Dohnanyi ist ehrlich und hat ausgezeichnete Geschichtskenntnisse. Ich möchte darauf hinweisen, dass man schon 1975 im dtv-Atlas zur Weltgeschichte nachlesen konnte, dass die UdSSR den Nordvietnamesen Luftabwehrbasen zur Verfügung stellte, damit sie sich gegen die Flächenbombardierung seitens der Amerikaner verteidigen konnten. In der Berichterstattung der deutschen Medien und im öffentlichen Diskurs wurde damals aber immer so getan, als handele es sich um einen symmetrischen Krieg, in dem die Sowjets Südvietnam bombardierten und die lieben Amerikaner den Norden nur deshalb, als verteidigende Reaktion, bombardierten, um die Freiheit Südvietnams zu verteidigen.


 Bereits 1969 waren in Nordvietnam mehr Bomben niedergegangen als in ganz Europa während des Zweiten Weltkriegs. Die Fläche Nordvietnams betrug 158.750 km² (zum Vergleich: die der BRD vor der Wiedervereinigung etwa 250.000 km²). Der Vietnam-Krieg ging bekanntlich noch Jahre lang weiter, bis er 1975 endete.



Angesichts dieses Missverhältnisses, das seit Jahrzehnten die Berichterstattung kennzeichnet, sind die Ansichten der jungen Dame sehr naiv und ihre Feindschaft gegenüber Russland ist eine ambivalente Sache.

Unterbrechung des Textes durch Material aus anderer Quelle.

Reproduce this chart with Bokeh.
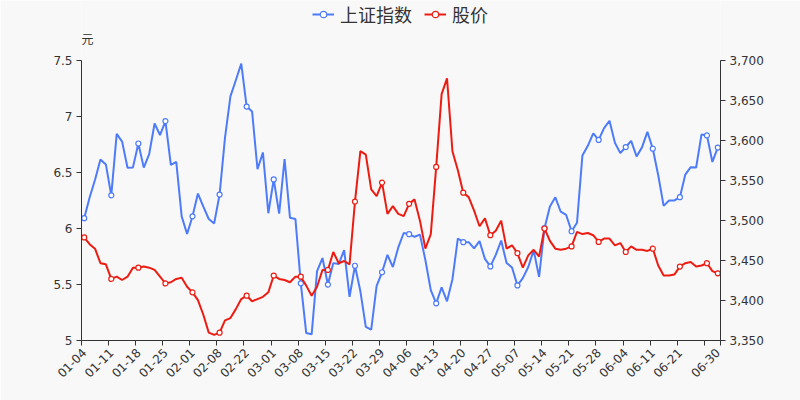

Ich teile sie, insofern ich alle kommunistischen Systeme hasse und weiß, was Polen erleiden musste, und vor allem, was wir Solidarnosz und Woytila verdanken. Aber ich teile die überschießende Einäugigkeit nicht.

Die Wochenzeitung Christ&Welt schrieb einmal einen bewegenden Artikel über Jan Palach (ich bewunderte ihn auf Grund dessen so sehr, dass er über Jahre hinweg mein einziges Vorbild war), aber ohne mit einem Sterbenswörtchen Thích Quảng Đức zu erwähnen, der sich aus Verzweiflung über den proamerikanischen, katholischen Diktator in Südvietnam verbrannt hatte und der (wie Ryszard Siwiec, er hatte sich 5 Monate vor Palach verbrannt) Jan Palachs Vorbild gewesen war. Selbst damals war die Welt nicht mehr ganz so eindeutig, wie Frau Puglierin sie gerne hätte, insofern Chrst&Welt nicht mit der Aufmerksamkeit hinsah, die angemessen gewesen wäre, aber eine gewisse vielsagende Eindeutigkeit, die wir heute schmerzlich vermissen, bestand noch.

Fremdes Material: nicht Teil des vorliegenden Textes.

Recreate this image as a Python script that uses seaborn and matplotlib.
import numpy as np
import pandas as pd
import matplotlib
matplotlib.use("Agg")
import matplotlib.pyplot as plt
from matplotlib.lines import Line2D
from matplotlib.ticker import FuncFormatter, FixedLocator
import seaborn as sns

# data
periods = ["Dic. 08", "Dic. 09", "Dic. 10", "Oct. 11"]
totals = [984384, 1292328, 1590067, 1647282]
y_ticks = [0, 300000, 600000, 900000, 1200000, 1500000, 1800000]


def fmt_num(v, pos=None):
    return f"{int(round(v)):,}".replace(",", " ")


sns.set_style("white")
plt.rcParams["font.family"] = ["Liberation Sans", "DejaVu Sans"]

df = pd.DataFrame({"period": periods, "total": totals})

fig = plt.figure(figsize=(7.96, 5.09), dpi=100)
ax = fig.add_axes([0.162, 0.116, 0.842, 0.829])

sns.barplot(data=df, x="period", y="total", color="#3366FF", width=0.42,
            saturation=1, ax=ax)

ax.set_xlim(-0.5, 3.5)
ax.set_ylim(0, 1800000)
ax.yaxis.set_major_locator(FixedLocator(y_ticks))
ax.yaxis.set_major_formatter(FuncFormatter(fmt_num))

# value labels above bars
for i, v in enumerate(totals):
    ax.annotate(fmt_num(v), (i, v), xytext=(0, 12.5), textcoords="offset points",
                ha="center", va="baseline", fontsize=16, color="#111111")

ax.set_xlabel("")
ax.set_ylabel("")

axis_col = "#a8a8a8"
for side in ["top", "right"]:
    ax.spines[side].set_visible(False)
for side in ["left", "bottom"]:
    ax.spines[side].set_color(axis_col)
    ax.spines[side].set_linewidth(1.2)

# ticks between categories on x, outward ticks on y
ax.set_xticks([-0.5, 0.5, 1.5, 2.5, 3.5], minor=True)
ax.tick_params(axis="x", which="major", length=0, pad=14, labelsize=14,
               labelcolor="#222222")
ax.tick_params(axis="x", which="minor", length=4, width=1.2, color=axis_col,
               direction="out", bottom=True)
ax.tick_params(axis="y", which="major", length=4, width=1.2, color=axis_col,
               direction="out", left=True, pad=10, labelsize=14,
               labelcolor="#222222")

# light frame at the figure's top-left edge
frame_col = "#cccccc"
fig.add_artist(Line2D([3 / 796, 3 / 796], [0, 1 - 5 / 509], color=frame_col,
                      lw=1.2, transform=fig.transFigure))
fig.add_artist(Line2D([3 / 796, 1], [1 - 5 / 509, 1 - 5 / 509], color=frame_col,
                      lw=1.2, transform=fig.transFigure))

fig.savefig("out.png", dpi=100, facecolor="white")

Sehr bald löste sich diese vielsagende Eindeutigkeit leider in Nichts auf! Die edle Geste der Selbstverbrennung - man hält es nicht für möglich! - wurde von nachahmenden Neurotikern inflationiert. Es gibt wirklich nichts, was nicht zur Mode der Esel verkommen kann (und offenbar muss): In Syke verbrannte sich ein Schuldirektor aus Protest gegen die Willkür verwaltungsrechtlicher Zumutungen (ich glaube, es war 1975). Seit damals häuften sich nicht nur Selbstverbrennungen, die einerseits Irritation über die Albernheit solchen Spektakels bewirken und andererseits von interessierter Seite instrumentalisiert werden, um sie in moralische Erpressung umzumünzen, diese Selbstverbrennungen wurden in Syke sogar zu einer Art Tradition, denn der Schuldirekter blieb nicht der einzige, der sich in Syke selber abfackelte. Wie gesagt, man hält es nicht für möglich. Und die würdevolle Geste von Jan Palach und Thích Quảng Đức ist längst vergessen, seit sich unzählige Muslime in die Luft sprengten, um in den Armen der Huris glücklich zu werden.